BEGIN Source material
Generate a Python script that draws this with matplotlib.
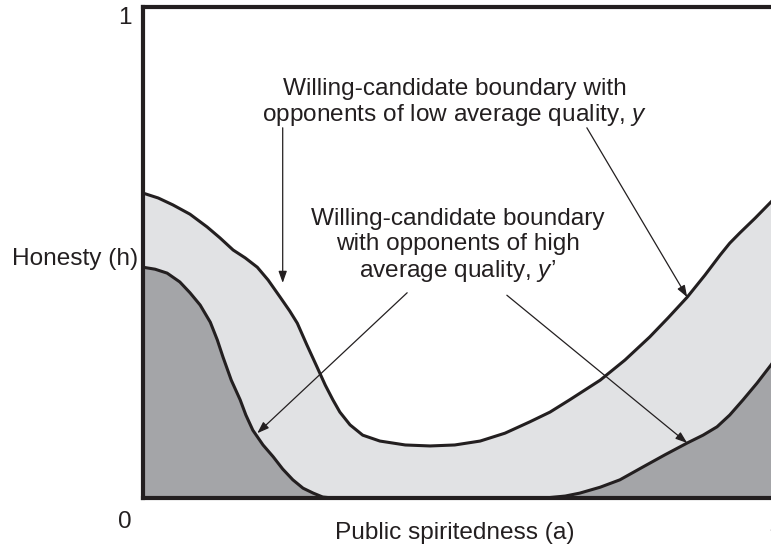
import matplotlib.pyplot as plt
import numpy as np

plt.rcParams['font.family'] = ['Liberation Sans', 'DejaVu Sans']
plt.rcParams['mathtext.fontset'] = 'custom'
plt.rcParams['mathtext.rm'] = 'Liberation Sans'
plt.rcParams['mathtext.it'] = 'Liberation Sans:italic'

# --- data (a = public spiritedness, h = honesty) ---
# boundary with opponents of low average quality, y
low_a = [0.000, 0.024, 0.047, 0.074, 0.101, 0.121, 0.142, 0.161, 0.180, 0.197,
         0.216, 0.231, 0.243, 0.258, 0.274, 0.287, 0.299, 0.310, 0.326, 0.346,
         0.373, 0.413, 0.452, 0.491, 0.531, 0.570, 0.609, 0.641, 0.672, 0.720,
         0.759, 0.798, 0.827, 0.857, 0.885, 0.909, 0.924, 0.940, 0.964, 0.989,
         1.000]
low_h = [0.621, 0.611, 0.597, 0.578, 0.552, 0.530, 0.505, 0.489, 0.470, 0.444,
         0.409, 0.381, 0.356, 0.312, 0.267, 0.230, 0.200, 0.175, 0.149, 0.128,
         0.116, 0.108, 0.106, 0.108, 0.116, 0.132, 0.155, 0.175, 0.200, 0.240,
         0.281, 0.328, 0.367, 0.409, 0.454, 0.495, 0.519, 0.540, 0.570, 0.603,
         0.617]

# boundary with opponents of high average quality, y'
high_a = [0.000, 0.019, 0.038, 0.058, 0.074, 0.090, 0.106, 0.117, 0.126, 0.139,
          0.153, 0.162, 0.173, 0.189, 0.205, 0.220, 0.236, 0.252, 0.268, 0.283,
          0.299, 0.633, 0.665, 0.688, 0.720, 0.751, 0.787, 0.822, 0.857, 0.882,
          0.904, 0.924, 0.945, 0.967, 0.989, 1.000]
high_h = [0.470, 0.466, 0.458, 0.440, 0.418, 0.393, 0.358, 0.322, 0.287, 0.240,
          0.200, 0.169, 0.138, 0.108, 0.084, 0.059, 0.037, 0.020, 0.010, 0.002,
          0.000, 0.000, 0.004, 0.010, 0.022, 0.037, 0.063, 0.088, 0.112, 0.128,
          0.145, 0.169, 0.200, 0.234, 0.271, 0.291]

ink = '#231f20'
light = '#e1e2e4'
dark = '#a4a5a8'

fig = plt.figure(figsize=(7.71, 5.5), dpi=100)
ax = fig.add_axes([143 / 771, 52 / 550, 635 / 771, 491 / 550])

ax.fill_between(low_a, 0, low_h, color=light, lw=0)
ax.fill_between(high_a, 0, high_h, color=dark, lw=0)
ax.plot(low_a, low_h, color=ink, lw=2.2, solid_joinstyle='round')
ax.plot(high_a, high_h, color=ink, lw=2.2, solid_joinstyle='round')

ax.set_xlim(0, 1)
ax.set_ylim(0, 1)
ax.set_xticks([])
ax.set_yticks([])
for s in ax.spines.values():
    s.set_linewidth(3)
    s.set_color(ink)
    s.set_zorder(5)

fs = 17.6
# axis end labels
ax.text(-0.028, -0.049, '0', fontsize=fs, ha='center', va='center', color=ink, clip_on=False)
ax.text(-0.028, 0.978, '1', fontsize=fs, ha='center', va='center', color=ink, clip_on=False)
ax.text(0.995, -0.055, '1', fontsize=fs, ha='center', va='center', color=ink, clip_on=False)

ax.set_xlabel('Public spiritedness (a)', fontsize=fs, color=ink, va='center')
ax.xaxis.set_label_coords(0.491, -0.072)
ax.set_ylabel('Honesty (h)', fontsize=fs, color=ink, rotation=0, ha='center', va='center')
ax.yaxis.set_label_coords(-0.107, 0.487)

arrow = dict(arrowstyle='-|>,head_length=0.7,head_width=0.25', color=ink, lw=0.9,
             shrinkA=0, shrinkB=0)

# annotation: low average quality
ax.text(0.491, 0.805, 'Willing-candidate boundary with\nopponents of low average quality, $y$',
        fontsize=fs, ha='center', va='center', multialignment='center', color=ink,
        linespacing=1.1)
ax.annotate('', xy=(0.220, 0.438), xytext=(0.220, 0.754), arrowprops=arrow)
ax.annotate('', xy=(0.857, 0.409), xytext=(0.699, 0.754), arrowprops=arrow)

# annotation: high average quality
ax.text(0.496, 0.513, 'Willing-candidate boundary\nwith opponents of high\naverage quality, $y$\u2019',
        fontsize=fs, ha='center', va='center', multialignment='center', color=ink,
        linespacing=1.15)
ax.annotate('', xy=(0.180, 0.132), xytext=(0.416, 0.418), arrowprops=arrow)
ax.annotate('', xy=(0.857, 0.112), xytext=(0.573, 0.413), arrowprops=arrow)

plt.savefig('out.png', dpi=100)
END Source material
Give every line above again exactly, with no pictures.

### Correct answer
Generate a Python script that draws this with matplotlib.
import matplotlib.pyplot as plt
import numpy as np

plt.rcParams['font.family'] = ['Liberation Sans', 'DejaVu Sans']
plt.rcParams['mathtext.fontset'] = 'custom'
plt.rcParams['mathtext.rm'] = 'Liberation Sans'
plt.rcParams['mathtext.it'] = 'Liberation Sans:italic'

# --- data (a = public spiritedness, h = honesty) ---
# boundary with opponents of low average quality, y
low_a = [0.000, 0.024, 0.047, 0.074, 0.101, 0.121, 0.142, 0.161, 0.180, 0.197,
         0.216, 0.231, 0.243, 0.258, 0.274, 0.287, 0.299, 0.310, 0.326, 0.346,
         0.373, 0.413, 0.452, 0.491, 0.531, 0.570, 0.609, 0.641, 0.672, 0.720,
         0.759, 0.798, 0.827, 0.857, 0.885, 0.909, 0.924, 0.940, 0.964, 0.989,
         1.000]
low_h = [0.621, 0.611, 0.597, 0.578, 0.552, 0.530, 0.505, 0.489, 0.470, 0.444,
         0.409, 0.381, 0.356, 0.312, 0.267, 0.230, 0.200, 0.175, 0.149, 0.128,
         0.116, 0.108, 0.106, 0.108, 0.116, 0.132, 0.155, 0.175, 0.200, 0.240,
         0.281, 0.328, 0.367, 0.409, 0.454, 0.495, 0.519, 0.540, 0.570, 0.603,
         0.617]

# boundary with opponents of high average quality, y'
high_a = [0.000, 0.019, 0.038, 0.058, 0.074, 0.090, 0.106, 0.117, 0.126, 0.139,
          0.153, 0.162, 0.173, 0.189, 0.205, 0.220, 0.236, 0.252, 0.268, 0.283,
          0.299, 0.633, 0.665, 0.688, 0.720, 0.751, 0.787, 0.822, 0.857, 0.882,
          0.904, 0.924, 0.945, 0.967, 0.989, 1.000]
high_h = [0.470, 0.466, 0.458, 0.440, 0.418, 0.393, 0.358, 0.322, 0.287, 0.240,
          0.200, 0.169, 0.138, 0.108, 0.084, 0.059, 0.037, 0.020, 0.010, 0.002,
          0.000, 0.000, 0.004, 0.010, 0.022, 0.037, 0.063, 0.088, 0.112, 0.128,
          0.145, 0.169, 0.200, 0.234, 0.271, 0.291]

ink = '#231f20'
light = '#e1e2e4'
dark = '#a4a5a8'

fig = plt.figure(figsize=(7.71, 5.5), dpi=100)
ax = fig.add_axes([143 / 771, 52 / 550, 635 / 771, 491 / 550])

ax.fill_between(low_a, 0, low_h, color=light, lw=0)
ax.fill_between(high_a, 0, high_h, color=dark, lw=0)
ax.plot(low_a, low_h, color=ink, lw=2.2, solid_joinstyle='round')
ax.plot(high_a, high_h, color=ink, lw=2.2, solid_joinstyle='round')

ax.set_xlim(0, 1)
ax.set_ylim(0, 1)
ax.set_xticks([])
ax.set_yticks([])
for s in ax.spines.values():
    s.set_linewidth(3)
    s.set_color(ink)
    s.set_zorder(5)

fs = 17.6
# axis end labels
ax.text(-0.028, -0.049, '0', fontsize=fs, ha='center', va='center', color=ink, clip_on=False)
ax.text(-0.028, 0.978, '1', fontsize=fs, ha='center', va='center', color=ink, clip_on=False)
ax.text(0.995, -0.055, '1', fontsize=fs, ha='center', va='center', color=ink, clip_on=False)

ax.set_xlabel('Public spiritedness (a)', fontsize=fs, color=ink, va='center')
ax.xaxis.set_label_coords(0.491, -0.072)
ax.set_ylabel('Honesty (h)', fontsize=fs, color=ink, rotation=0, ha='center', va='center')
ax.yaxis.set_label_coords(-0.107, 0.487)

arrow = dict(arrowstyle='-|>,head_length=0.7,head_width=0.25', color=ink, lw=0.9,
             shrinkA=0, shrinkB=0)

# annotation: low average quality
ax.text(0.491, 0.805, 'Willing-candidate boundary with\nopponents of low average quality, $y$',
        fontsize=fs, ha='center', va='center', multialignment='center', color=ink,
        linespacing=1.1)
ax.annotate('', xy=(0.220, 0.438), xytext=(0.220, 0.754), arrowprops=arrow)
ax.annotate('', xy=(0.857, 0.409), xytext=(0.699, 0.754), arrowprops=arrow)

# annotation: high average quality
ax.text(0.496, 0.513, 'Willing-candidate boundary\nwith opponents of high\naverage quality, $y$\u2019',
        fontsize=fs, ha='center', va='center', multialignment='center', color=ink,
        linespacing=1.15)
ax.annotate('', xy=(0.180, 0.132), xytext=(0.416, 0.418), arrowprops=arrow)
ax.annotate('', xy=(0.857, 0.112), xytext=(0.573, 0.413), arrowprops=arrow)

plt.savefig('out.png', dpi=100)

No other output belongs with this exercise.